--- Begin GIVEN DATA ---

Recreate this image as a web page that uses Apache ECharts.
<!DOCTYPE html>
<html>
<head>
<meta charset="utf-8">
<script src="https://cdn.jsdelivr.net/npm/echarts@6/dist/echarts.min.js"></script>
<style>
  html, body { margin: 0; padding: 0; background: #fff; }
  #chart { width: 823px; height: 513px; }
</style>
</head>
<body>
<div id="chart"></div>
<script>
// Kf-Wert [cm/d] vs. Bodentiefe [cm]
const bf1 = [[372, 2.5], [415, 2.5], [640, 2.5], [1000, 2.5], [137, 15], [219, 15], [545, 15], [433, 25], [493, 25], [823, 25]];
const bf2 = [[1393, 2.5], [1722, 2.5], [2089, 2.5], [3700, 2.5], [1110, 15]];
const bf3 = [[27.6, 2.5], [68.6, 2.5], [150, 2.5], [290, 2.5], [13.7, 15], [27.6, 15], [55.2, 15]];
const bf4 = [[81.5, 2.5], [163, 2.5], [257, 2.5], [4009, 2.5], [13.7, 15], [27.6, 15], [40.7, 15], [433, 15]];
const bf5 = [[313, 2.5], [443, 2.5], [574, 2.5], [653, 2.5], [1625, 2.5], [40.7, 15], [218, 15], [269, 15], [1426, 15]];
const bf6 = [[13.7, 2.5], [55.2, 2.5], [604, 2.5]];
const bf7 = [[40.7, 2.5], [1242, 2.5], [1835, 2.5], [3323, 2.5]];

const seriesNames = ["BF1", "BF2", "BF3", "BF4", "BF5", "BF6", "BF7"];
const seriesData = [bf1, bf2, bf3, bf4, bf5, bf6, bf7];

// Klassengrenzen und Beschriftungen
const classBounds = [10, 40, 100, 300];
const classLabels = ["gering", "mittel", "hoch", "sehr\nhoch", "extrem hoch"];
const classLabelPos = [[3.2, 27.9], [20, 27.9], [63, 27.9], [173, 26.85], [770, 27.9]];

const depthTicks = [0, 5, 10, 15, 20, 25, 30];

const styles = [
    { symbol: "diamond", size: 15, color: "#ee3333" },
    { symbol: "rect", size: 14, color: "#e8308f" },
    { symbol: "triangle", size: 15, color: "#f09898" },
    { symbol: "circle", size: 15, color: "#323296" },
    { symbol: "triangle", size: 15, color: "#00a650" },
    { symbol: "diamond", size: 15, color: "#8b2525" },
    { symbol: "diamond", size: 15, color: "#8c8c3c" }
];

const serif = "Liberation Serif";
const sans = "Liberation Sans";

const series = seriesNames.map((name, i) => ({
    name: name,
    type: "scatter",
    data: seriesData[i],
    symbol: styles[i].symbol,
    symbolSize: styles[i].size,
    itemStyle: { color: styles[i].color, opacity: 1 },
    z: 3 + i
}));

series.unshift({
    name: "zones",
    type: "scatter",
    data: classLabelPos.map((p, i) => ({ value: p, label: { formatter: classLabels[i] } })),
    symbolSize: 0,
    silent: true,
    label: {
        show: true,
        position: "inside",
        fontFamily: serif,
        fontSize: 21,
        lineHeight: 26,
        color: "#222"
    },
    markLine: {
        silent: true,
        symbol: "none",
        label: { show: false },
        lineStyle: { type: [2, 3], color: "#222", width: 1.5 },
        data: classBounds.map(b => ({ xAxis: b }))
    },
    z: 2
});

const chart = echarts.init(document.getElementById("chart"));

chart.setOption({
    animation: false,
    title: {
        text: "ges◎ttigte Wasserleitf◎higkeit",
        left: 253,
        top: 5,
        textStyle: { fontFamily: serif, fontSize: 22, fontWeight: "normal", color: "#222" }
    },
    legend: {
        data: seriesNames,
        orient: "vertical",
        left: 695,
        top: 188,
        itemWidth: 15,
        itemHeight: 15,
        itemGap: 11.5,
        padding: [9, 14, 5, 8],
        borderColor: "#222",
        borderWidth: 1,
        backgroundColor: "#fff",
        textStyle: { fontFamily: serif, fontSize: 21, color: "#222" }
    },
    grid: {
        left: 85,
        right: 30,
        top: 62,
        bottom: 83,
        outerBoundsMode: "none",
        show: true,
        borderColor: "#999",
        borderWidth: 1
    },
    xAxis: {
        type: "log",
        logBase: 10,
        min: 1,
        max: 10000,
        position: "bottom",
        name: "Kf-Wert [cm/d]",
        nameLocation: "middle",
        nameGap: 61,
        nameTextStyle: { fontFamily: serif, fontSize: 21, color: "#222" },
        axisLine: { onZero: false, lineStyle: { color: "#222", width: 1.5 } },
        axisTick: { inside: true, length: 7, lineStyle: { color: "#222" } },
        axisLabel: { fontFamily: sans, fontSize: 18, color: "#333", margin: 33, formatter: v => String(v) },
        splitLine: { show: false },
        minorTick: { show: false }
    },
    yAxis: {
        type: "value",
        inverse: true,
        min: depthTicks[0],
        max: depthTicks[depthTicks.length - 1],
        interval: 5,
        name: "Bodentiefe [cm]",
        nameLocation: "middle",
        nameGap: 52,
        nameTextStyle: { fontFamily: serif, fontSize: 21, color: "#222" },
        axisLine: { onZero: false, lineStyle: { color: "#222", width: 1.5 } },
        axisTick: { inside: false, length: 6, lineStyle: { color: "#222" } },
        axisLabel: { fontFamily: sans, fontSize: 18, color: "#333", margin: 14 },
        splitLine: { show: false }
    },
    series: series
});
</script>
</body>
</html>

--- End GIVEN DATA ---
--- Begin GIVEN DATA ---

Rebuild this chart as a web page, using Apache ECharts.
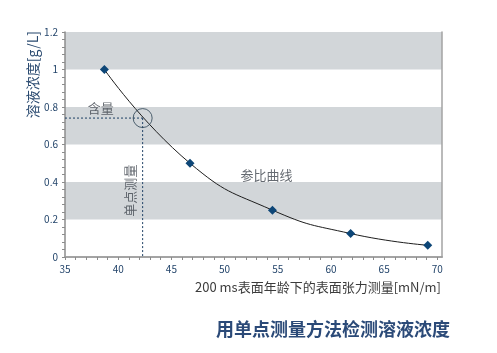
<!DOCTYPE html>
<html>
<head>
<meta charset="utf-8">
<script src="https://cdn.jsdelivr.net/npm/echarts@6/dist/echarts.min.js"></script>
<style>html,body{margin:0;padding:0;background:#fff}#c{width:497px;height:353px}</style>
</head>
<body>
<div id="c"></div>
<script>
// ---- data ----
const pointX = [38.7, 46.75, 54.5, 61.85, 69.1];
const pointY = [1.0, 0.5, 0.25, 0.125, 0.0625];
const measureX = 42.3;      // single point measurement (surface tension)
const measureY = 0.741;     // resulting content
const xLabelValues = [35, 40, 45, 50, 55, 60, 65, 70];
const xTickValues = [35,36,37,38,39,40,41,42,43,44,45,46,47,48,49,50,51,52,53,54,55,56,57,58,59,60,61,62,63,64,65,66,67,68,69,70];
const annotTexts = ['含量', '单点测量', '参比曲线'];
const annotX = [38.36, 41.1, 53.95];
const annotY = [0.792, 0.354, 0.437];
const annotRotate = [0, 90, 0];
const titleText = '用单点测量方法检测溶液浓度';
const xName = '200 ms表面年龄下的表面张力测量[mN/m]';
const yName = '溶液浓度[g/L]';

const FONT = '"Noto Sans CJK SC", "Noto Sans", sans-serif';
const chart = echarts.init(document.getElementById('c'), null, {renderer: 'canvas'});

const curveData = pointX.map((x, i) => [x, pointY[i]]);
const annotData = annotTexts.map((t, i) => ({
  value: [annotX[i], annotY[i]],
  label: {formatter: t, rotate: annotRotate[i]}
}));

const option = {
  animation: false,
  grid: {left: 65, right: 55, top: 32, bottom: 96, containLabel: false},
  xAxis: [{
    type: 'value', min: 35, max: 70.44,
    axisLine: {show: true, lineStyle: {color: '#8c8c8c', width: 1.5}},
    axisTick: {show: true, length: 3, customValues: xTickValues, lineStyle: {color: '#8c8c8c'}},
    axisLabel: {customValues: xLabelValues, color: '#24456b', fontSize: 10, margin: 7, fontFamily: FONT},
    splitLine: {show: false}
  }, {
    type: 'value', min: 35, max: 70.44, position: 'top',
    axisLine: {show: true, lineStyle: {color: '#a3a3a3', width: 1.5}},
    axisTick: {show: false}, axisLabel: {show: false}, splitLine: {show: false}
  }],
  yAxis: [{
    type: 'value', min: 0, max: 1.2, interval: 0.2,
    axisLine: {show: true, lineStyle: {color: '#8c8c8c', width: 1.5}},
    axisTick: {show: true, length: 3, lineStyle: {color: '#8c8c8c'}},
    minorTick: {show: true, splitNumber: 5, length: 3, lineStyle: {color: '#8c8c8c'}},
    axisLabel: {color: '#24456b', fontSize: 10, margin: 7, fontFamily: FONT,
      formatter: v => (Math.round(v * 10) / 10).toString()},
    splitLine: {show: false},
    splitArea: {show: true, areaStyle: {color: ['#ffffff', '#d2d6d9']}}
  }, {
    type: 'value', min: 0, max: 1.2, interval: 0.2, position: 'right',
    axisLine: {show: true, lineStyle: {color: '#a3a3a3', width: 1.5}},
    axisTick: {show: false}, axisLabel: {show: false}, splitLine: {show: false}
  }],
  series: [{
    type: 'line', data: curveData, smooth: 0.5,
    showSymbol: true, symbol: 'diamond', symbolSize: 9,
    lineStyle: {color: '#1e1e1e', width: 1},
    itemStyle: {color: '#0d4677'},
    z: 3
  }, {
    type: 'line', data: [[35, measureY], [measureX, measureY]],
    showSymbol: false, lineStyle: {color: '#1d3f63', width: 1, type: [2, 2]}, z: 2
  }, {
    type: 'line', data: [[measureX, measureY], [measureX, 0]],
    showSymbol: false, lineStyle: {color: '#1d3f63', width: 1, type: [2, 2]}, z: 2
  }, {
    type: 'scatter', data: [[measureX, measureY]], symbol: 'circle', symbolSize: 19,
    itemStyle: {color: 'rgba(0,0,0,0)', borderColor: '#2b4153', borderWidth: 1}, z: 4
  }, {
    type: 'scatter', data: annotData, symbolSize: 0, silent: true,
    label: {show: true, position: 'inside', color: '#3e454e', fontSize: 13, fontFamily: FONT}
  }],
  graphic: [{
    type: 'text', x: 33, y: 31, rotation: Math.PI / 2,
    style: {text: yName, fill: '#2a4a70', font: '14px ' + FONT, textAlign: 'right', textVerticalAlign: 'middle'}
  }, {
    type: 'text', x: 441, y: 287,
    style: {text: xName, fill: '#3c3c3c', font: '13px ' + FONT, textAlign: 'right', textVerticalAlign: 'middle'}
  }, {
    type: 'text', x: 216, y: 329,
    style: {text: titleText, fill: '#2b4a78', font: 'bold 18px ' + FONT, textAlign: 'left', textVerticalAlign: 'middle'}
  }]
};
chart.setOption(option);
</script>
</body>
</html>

--- End GIVEN DATA ---
--- Begin GIVEN DATA ---

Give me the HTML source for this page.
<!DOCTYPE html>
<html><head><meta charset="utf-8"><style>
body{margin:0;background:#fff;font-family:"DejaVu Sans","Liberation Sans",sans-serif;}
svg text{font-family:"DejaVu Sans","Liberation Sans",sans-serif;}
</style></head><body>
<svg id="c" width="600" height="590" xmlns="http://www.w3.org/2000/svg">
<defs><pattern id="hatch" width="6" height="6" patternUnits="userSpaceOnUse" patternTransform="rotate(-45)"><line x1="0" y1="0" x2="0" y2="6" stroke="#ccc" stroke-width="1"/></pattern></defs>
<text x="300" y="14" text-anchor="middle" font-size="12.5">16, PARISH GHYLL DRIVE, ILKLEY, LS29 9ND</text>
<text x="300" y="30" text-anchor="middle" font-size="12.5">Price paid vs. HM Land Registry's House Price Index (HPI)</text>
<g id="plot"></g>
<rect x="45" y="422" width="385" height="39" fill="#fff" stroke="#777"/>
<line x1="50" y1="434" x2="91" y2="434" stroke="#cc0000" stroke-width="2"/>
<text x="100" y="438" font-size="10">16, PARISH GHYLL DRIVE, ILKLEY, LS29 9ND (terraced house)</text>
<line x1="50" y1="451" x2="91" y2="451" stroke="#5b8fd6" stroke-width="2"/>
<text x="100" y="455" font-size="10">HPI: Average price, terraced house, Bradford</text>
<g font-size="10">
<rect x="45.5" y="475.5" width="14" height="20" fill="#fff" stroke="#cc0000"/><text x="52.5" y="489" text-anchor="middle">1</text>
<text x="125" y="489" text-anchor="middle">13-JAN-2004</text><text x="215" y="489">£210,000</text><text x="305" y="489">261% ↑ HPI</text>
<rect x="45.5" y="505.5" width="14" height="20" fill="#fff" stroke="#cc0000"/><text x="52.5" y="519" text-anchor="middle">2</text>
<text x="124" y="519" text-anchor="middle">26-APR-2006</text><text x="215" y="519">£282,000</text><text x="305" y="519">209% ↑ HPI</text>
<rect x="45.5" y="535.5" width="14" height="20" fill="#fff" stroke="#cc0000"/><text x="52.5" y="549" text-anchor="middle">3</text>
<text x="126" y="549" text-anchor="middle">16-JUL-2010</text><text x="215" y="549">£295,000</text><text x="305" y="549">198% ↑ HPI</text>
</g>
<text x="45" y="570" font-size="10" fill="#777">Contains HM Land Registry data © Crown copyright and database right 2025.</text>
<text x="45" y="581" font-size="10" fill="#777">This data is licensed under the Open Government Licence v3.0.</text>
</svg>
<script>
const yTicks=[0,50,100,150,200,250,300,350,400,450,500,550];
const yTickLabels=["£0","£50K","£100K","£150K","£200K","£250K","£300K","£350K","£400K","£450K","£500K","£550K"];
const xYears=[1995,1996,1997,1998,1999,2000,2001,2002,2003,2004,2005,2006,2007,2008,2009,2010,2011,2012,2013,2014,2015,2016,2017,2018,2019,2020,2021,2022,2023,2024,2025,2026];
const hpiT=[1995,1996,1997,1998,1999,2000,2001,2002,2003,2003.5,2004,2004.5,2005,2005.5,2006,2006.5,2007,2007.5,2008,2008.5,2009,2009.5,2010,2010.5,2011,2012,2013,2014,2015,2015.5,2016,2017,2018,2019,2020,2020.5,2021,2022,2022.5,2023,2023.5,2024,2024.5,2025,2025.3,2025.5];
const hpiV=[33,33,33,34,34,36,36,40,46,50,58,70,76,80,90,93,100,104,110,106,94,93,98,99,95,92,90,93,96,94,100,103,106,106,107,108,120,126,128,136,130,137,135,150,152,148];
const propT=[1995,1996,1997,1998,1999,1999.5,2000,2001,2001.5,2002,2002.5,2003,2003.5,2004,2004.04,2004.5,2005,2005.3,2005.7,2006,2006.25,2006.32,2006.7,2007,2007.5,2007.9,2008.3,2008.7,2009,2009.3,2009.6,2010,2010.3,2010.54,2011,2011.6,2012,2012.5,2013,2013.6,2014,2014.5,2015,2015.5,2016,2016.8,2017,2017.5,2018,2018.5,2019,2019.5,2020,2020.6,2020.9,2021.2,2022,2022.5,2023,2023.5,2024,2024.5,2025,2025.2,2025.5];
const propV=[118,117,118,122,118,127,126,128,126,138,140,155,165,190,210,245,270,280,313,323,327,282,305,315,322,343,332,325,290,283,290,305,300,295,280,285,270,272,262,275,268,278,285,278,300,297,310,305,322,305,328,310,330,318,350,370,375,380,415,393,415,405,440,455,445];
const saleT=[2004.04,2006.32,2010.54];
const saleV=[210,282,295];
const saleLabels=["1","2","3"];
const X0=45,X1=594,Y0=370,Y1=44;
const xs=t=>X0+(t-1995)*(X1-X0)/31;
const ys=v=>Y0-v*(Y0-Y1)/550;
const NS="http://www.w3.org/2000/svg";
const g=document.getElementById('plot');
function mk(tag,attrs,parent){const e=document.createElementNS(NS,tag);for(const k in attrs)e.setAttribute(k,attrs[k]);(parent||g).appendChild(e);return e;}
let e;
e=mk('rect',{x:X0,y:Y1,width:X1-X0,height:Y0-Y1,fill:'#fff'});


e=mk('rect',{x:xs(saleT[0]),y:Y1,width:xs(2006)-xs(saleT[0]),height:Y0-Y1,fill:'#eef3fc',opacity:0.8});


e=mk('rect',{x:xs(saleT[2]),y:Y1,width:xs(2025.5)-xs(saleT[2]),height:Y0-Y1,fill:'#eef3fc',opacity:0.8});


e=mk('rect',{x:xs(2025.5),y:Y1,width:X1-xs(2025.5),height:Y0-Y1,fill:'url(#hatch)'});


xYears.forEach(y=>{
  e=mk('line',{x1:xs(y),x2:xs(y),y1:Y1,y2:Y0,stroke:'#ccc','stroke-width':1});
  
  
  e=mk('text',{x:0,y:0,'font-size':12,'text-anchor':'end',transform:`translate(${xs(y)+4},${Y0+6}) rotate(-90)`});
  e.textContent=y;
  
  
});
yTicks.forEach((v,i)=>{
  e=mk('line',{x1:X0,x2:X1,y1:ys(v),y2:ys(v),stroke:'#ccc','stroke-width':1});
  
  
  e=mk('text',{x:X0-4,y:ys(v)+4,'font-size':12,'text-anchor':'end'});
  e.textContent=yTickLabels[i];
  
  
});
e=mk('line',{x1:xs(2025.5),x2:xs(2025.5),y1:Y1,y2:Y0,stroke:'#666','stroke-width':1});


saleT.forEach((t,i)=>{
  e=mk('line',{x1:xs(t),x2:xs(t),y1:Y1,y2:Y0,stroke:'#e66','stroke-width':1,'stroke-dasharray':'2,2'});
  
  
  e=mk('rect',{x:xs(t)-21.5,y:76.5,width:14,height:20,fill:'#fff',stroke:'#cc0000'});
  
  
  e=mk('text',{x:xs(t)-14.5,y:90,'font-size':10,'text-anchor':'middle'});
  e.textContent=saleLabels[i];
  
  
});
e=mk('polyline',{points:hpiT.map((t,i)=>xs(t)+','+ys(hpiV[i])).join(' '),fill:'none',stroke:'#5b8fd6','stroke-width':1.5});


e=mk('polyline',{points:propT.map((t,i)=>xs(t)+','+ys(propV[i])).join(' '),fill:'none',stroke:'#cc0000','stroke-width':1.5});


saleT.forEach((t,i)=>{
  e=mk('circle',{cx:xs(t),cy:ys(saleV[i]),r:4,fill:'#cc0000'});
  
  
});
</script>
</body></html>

--- End GIVEN DATA ---

Gather every line from the entries above where the word "Apache" appears, and copy them.

Recreate this image as a web page that uses Apache ECharts.
Rebuild this chart as a web page, using Apache ECharts.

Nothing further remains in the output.